More often than not, the central figures in Coen films don’t evolve, and the brothers have often been accused of having a bleak view both of their own cinematic creations and of humanity itself. They don’t propel the action of the film; they’re more often dragged through it, sometimes literally. (Lebowski may be the best example.) That’s why the Coens are always called “absurdists.” Life is a joke, but a cosmic one.
Barton Fink, however, is an ambitious work that attempts to say something about art and commerce. The question remains whether the film is a sendup of writers (and by extension directors) who consider themselves artists, as well as the left-wing intelligensia, or whether the movie is a more sober look at the pitfalls of commercialism and selling out.
The irony is thick and likely intentional: John Turturro’s Fink is the object of ridicule in the film, pompously defending the common man even as he exhibits a near total lack of interest in anyone besides himself. His work (“the cry of the fishmongers”) is laden with caricature.

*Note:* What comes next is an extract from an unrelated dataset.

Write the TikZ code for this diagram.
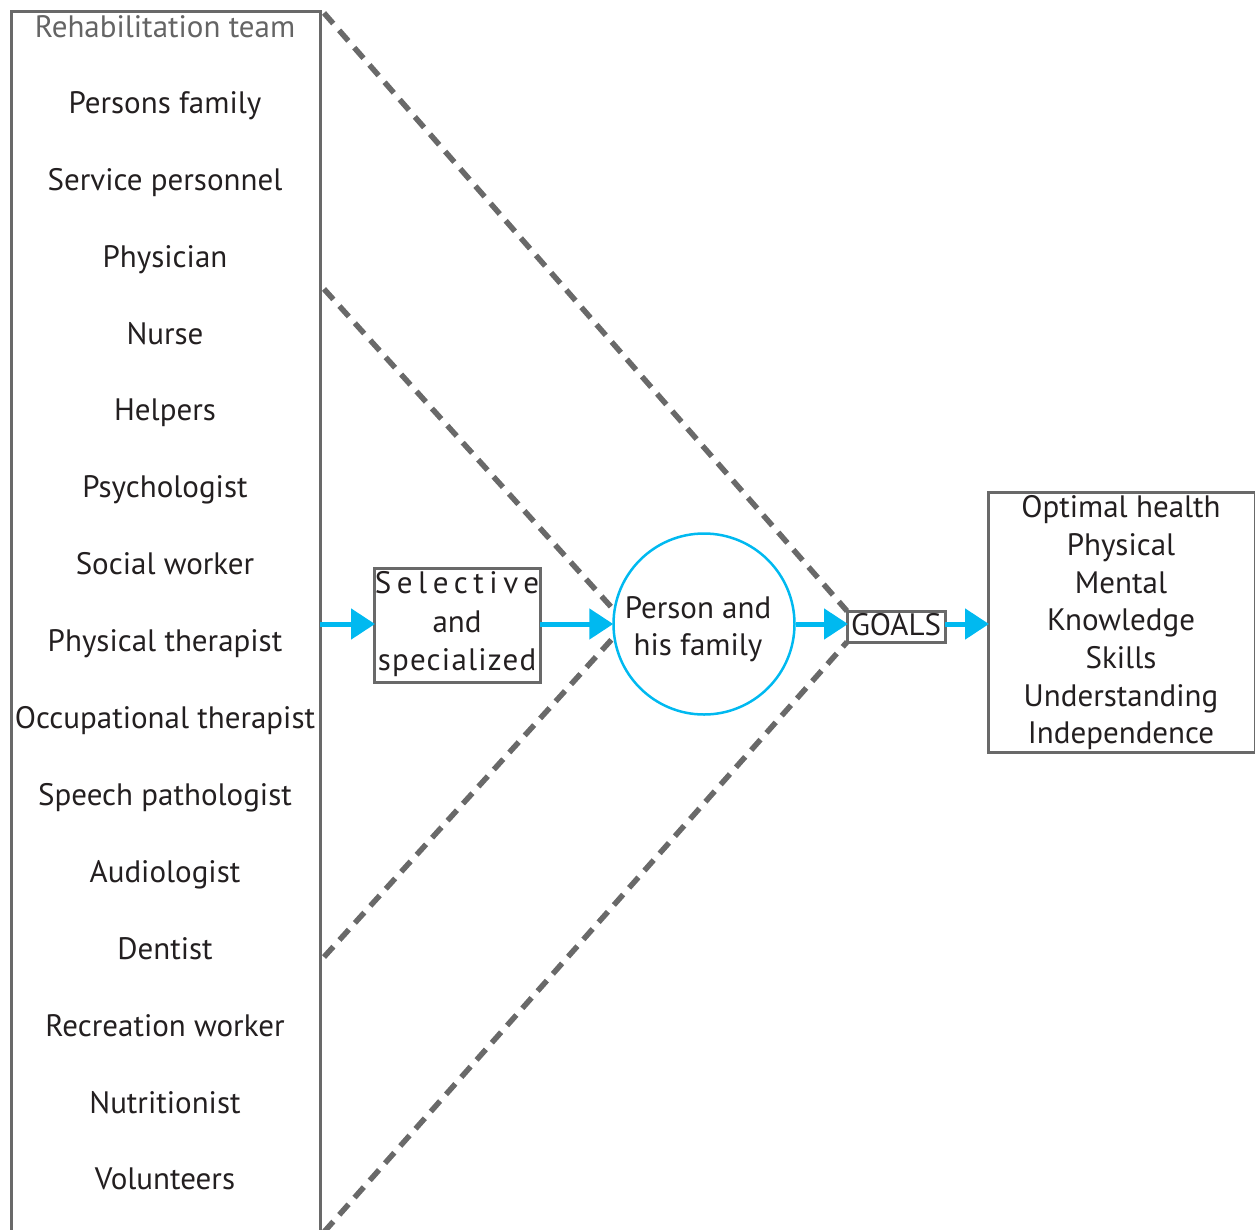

Yet the Coens have often been accused of precisely the same thing–and the effect, at least in Barton Fink, is doubly alienating.
Changeling (2008) dir. by Clint Eastwood
Crips and Bloods: Made in America (2008) dir. by Stacy Peralta
An informative, but ultimately unsatisfying documentary about the rise of Los Angeles’s two famous turf gangs. It vividly documents the institutional racism that help turn South Central L.A. into a dilapidated war zone and human toll 40 years of street battles has taken, taking its cameras into those neighborhood so we can witness the devastation up close.
But the film sometimes feels as if it’s lacking context–and it does little to visit the world outside South Central to examine the gangs’ role in the drug trade.
Criss Cross (1949) dir. by Robert Siodmak
A film noir filmed on location in the Bunker Hill neighborhood of downtown L.A., this potboiler features a young and winning Burt Lancaster trying to get over former flame Anna, played by Yvonne DeCarlo. His obsession leads him into an alliance with mobster Slim (Dan Duryea).
The Angels Flight hillside railway can be viewed through the window of a since-leveled building in a scene where an armored-car robbery is planned.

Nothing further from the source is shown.